Kevin Thomas of the Los Angeles Times declared the film "a solid piece of craftsmanship, well-paced and skilfully assembled," although he felt that it "could have been just as diverting had it been played less broadly and for more in-depth characterization. As it is, 'Fuzz' succeeds as a mindless entertainment."

Gary Arnold of The Washington Post called the film "a sprightly, genial take-off on the cops-and-robbers formula" as well as "the most amusing and attractive commercial vehicle I've seen since 'Play It Again, Sam,' and it recommends itself in a similar way — as an agreeable throwaway entertainment, ideally suited for summertime moviegoing."

Tony Collier of The Monthly Film Bulletin thought that "the comedy here, ladled on with a satirical fervour that invites overstatement, works in isolation, with no real interplay between it and the violence, so that the two elements coexist without ever quite managing to coalesce. Fuzz is nevertheless an intelligent and enjoyable film, and often very funny."

In a negative review for The New York Times, Vincent Canby remarked that the film "looks more like a dress rehearsal than a finished film, a very dry run for something that is apparently meant to be a comedy-melodrama about ineptitude, especially the day-to-day ineptitude of a group of detectives attached to a Boston police station."

==Controversies==
In Boston on October 2, 1973, 24-year-old white woman Evelyn Wagler was walking to her car with a two-gallon can of gasoline. Six black teenagers dragged her into an alley and forced her to pour gasoline on herself. She complied and was then set ablaze by the teenagers, who walked away laughing. The hate crime occurred during a racially tense period in Boston. After the incident, the press reported that Fuzz had aired on nationwide television the previous weekend and that the perpetrators may have reenacted an attack portrayed in the movie. The case was never solved.

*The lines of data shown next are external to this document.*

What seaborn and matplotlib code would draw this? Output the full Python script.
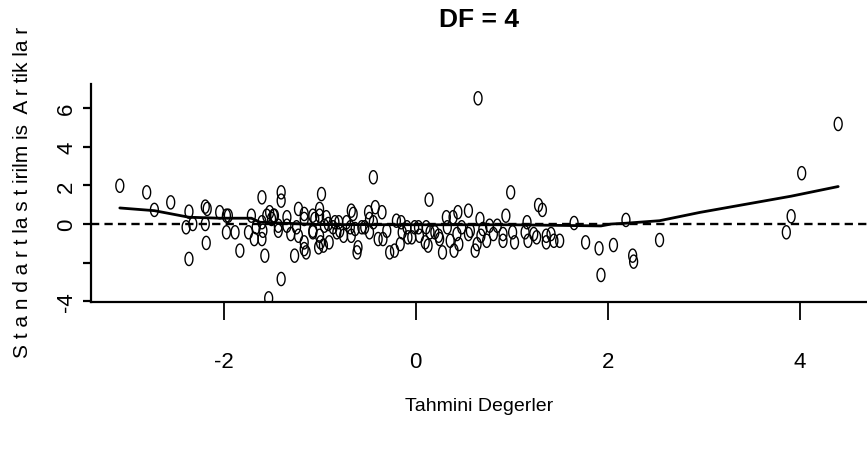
import numpy as np
import pandas as pd
import matplotlib
matplotlib.use("Agg")
import matplotlib.pyplot as plt
import seaborn as sns
from matplotlib.path import Path
from matplotlib.markers import MarkerStyle

# ---------------- data ----------------
fitted = [-3.08, -2.80, -2.72, -2.55, -2.36, -2.39, -2.32, -2.36, -2.19, -2.17,
          -2.19, -2.18, -2.04, -1.97, -1.95, -1.97, -1.88, -1.83, -1.74, -1.71,
          -1.68, -1.66, -1.60, -1.60, -1.59, -1.60, -1.57, -1.55, -1.52, -1.50,
          -1.48, -1.53, -1.40, -1.40, -1.40, -1.47, -1.43, -1.43, -1.34, -1.34,
          -1.30, -1.26, -1.22, -1.24, -1.22, -1.16, -1.16, -1.16, -1.16, -1.14,
          -1.07, -1.05, -1.07, -1.07, -1.00, -1.00, -1.01, -1.00, -0.99, -0.98,
          -0.96, -0.95, -0.93, -0.90, -0.91, -0.86, -0.84, -0.80, -0.82, -0.79,
          -0.75, -0.72, -0.68, -0.67, -0.65, -0.67, -0.63, -0.61, -0.60, -0.56,
          -0.53, -0.49, -0.48, -0.48, -0.44, -0.42, -0.44, -0.39, -0.35, -0.34,
          -0.30, -0.27, -0.22, -0.20, -0.16, -0.15, -0.14, -0.09, -0.08, -0.04,
          -0.01, 0.03, 0.04, 0.10, 0.11, 0.13, 0.14, 0.15, 0.20, 0.24,
          0.25, 0.28, 0.32, 0.33, 0.36, 0.39, 0.40, 0.43, 0.44, 0.45,
          0.48, 0.55, 0.55, 0.57, 0.62, 0.64, 0.65, 0.67, 0.68, 0.70,
          0.74, 0.77, 0.81, 0.85, 0.91, 0.91, 0.94, 0.99, 1.01, 1.03,
          1.14, 1.16, 1.17, 1.23, 1.26, 1.28, 1.32, 1.36, 1.36, 1.41,
          1.44, 1.50, 1.65, 1.77, 1.91, 1.93, 2.06, 2.19, 2.26, 2.27,
          2.54, 3.86, 3.91, 4.02, 4.40]
std_resid = [1.98, 1.64, 0.73, 1.12, 0.64, -0.17, 0.00, -1.81, 0.90, 0.78,
             0.00, -0.98, 0.61, 0.43, 0.43, -0.43, -0.43, -1.38, -0.43, 0.43,
             -0.78, -0.17, 1.38, 0.09, -0.35, -0.78, -1.64, 0.43, 0.61, 0.26,
             0.43, -3.85, 1.64, 1.21, -2.85, 0.43, -0.09, -0.35, 0.35, -0.09,
             -0.52, -1.64, 0.78, -0.17, -0.61, 0.52, 0.26, -0.95, -1.30, -1.47,
             0.43, 0.26, -0.35, -0.43, 0.78, 0.43, -1.21, -0.61, -0.95, 1.55,
             -1.12, -0.09, 0.35, -0.95, 0.00, -0.17, 0.09, 0.09, -0.43, -0.35,
             -0.61, 0.09, -0.17, 0.69, 0.52, -0.61, -0.26, -1.47, -1.21, -0.17,
             -0.17, 0.61, 0.26, -0.43, 2.42, 0.87, 0.09, -0.78, 0.61, -0.78,
             -0.35, -1.47, -1.38, 0.17, -1.04, 0.09, -0.43, -0.17, -0.69, -0.69,
             -0.17, -0.17, -0.61, -0.95, -0.17, -1.12, 1.26, -0.43, -0.43, -0.61,
             -0.78, -1.47, 0.35, -0.17, -0.87, 0.35, -1.38, -0.52, 0.61, -1.04,
             -0.17, 0.69, -0.52, -0.35, -1.38, -1.04, 6.51, 0.26, -0.61, -0.26,
             -0.87, -0.09, -0.52, -0.09, -0.52, -0.87, 0.43, 1.64, -0.43, -0.95,
             -0.43, 0.09, -0.87, -0.52, -0.69, 0.98, 0.73, -0.61, -0.95, -0.52,
             -0.87, -0.87, 0.05, -0.95, -1.26, -2.64, -1.09, 0.21, -1.64, -1.95,
             -0.83, -0.43, 0.40, 2.63, 5.18]

smooth_x = [-3.08, -2.72, -2.36, -2.04, -1.71, -1.62, -1.00, 0.00, 1.00, 1.93,
            2.04, 2.19, 2.54, 2.96, 3.91, 4.40]
smooth_y = [0.83, 0.69, 0.35, 0.30, 0.30, 0.09, -0.03, -0.04, -0.04, -0.10,
            0.00, 0.04, 0.17, 0.60, 1.44, 1.94]

x_ticks = [-2, 0, 2, 4]
x_ticklabels = ["-2", "0", "2", "4"]
y_ticks = [-4, -2, 0, 2, 4, 6]
y_ticklabels = ["-4", "", "0", "2", "4", "6"]

title = "DF = 4"
xlabel = "Tahmini Degerler"
ylabel = "S t a n d a r t la s t irilm is  A r tik la r"

# ---------------- figure ----------------
sns.set_style("ticks")
plt.rcParams["font.family"] = ["Liberation Sans", "DejaVu Sans"]
plt.rcParams["axes.unicode_minus"] = False
for k in ["text.color", "axes.labelcolor", "xtick.color", "ytick.color",
          "axes.edgecolor", "xtick.labelcolor", "ytick.labelcolor"]:
    plt.rcParams[k] = "black"

W, H = 867, 452
fig = plt.figure(figsize=(W / 100, H / 100), dpi=100)
ax = fig.add_axes([91 / W, 1 - 303 / H, (W - 91) / W, (303 - 85) / H])

df = pd.DataFrame({"fitted": fitted, "resid": std_resid})
sm = pd.DataFrame({"x": smooth_x, "y": smooth_y})

# tall open ellipse marker, like the reference's narrow circles
t = np.linspace(0, 2 * np.pi, 41)
ell = Path(np.column_stack([0.6 * np.cos(t), np.sin(t)]), closed=True)

ax.axhline(0, color="black", lw=1.7, ls=(0, (3.5, 2.2)), zorder=1)
sns.lineplot(data=sm, x="x", y="y", ax=ax, color="black", lw=2.0,
             sort=False, estimator=None, zorder=2)
sns.scatterplot(data=df, x="fitted", y="resid", ax=ax, marker=MarkerStyle(ell),
                s=90, facecolor="none", edgecolor="black", linewidth=1.0,
                zorder=3)

ax.set_xlim(-3.38, 4.70)
ax.set_ylim(-4.04, 7.25)

for s in ["top", "right"]:
    ax.spines[s].set_visible(False)
for s in ["left", "bottom"]:
    ax.spines[s].set_linewidth(1.6)
    ax.spines[s].set_color("black")

ax.set_xticks(x_ticks)
ax.set_xticklabels(x_ticklabels)
ax.set_yticks(y_ticks)
ax.set_yticklabels(y_ticklabels, rotation=90, va="center")
ax.tick_params(axis="x", length=13, width=1.3, pad=22, labelsize=16)
ax.tick_params(axis="y", length=6, width=1.6, pad=4, labelsize=16)

ax.set_xlabel(xlabel, fontsize=14)
ax.xaxis.set_label_coords(0.5, (303 - 407) / (303 - 85))
ax.xaxis.label.set_va("center")
ax.set_ylabel(ylabel, fontsize=15)
ax.yaxis.set_label_coords((23 - 91) / (W - 91), (303 - 192) / (303 - 85))
ax.yaxis.label.set_va("center")

fig.text((91 + W) / 2 / W, 1 - 20 / H, title, ha="center", va="center",
         fontsize=19, fontweight="bold")

fig.savefig("out.png", dpi=100)
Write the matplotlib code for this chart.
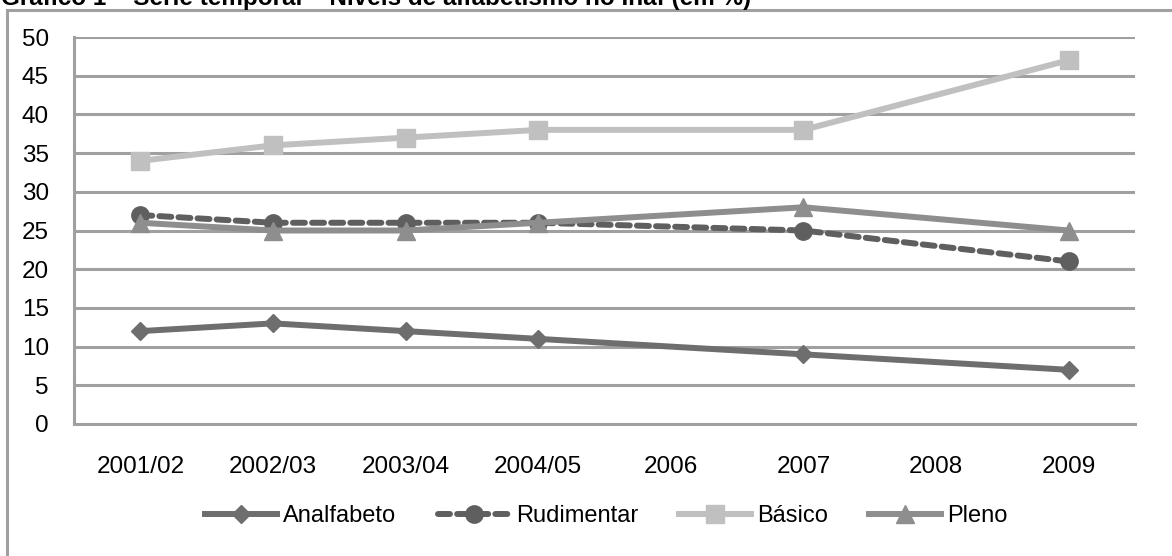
import matplotlib
matplotlib.use("Agg")
import matplotlib.pyplot as plt
from matplotlib.patches import Rectangle
import numpy as np

plt.rcParams['font.family'] = ['Liberation Sans', 'DejaVu Sans']

categories = ["2001/02", "2002/03", "2003/04", "2004/05", "2006", "2007", "2008", "2009"]
analfabeto = [12, 13, 12, 11, None, 9, None, 7]
rudimentar = [27, 26, 26, 26, None, 25, None, 21]
basico = [34, 36, 37, 38, None, 38, None, 47]
pleno = [26, 25, 25, 26, None, 28, None, 25]
title = "Gráfico 1 – Série temporal – Níveis de alfabetismo no Inaf (em %)"

W, H = 1172, 556
fig = plt.figure(figsize=(W / 100, H / 100), dpi=100)

# outer frame
fig.patches.append(Rectangle((7 / W, -0.1), 1.2, (H - 10) / H + 0.1, transform=fig.transFigure,
                             fill=False, edgecolor='#a0a0a0', linewidth=2.2))
fig.text(1 / W, 1 - 5 / H, title, fontsize=17.5, fontweight='bold', ha='left', va='baseline')

ax = fig.add_axes([74 / W, (H - 424) / H, (1135 - 74) / W, (424 - 37) / H])

def plot_series(vals, **kw):
    xs = [i for i, v in enumerate(vals) if v is not None]
    ys = [v for v in vals if v is not None]
    ax.plot(xs, ys, **kw)

lw = 4.3
plot_series(analfabeto, color='#6e6e6e', lw=lw, marker='D', ms=9, label='Analfabeto', zorder=3)
plot_series(rudimentar, color='#5f5f5f', lw=lw, ls=(0, (2.0, 1.2)), marker='o', ms=12.5,
            label='Rudimentar', zorder=4, dash_capstyle='round')
plot_series(basico, color='#c0c0c0', lw=lw, marker='s', ms=12.5, label='Básico', zorder=3)
plot_series(pleno, color='#8e8e8e', lw=lw, marker='^', ms=13, label='Pleno', zorder=5)

ax.set_xlim(-0.5, 7.5)
ax.set_ylim(0, 50)
ax.set_yticks(np.arange(0, 51, 5))
ax.set_xticks(range(len(categories)))
ax.set_xticklabels(categories)
ax.grid(axis='y', color='#a0a0a0', lw=2.2)
ax.set_axisbelow(True)
for s in ['top', 'right']:
    ax.spines[s].set_visible(False)
ax.spines['left'].set_color('#a0a0a0')
ax.spines['left'].set_linewidth(2.2)
ax.spines['bottom'].set_color('#a0a0a0')
ax.spines['bottom'].set_linewidth(2.2)
ax.tick_params(axis='both', length=0, labelsize=17.5)
ax.tick_params(axis='x', pad=23)
ax.tick_params(axis='y', pad=18)

fig.legend(loc='center', bbox_to_anchor=(0.5175, 1 - 516 / H), ncol=4, frameon=False,
           fontsize=17, handlelength=3.05, columnspacing=1.75, handletextpad=0.25)

fig.savefig('out.png', dpi=100)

In Miami on October 20, 1973, 38-year-old Charles Scales, a homeless person sleeping outdoors behind an abandoned building, was approached by a group of teenagers, doused with gasoline and set on fire. Two other homeless people were also attacked in the same incident but escaped. A survivor stated that the teenagers "were laughing and throwing gas and striking matches" at them. The film was mentioned in news reports about the murder, as the attack closely resembled one of its scenes. This murder did not appear to have been racially motivated.

The incidents led to a careful review by network television Standards and Practices departments and a general feeling among the public that television violence was inspiring real-life acts of violence. Networks were forced to curb the amount of violence that they broadcast throughout the decade, and Fuzz was temporarily withdrawn from television broadcast until it returned to cable television years later.

== Home media ==
The film was released on Blu-ray by Kino Lorber in October 2016.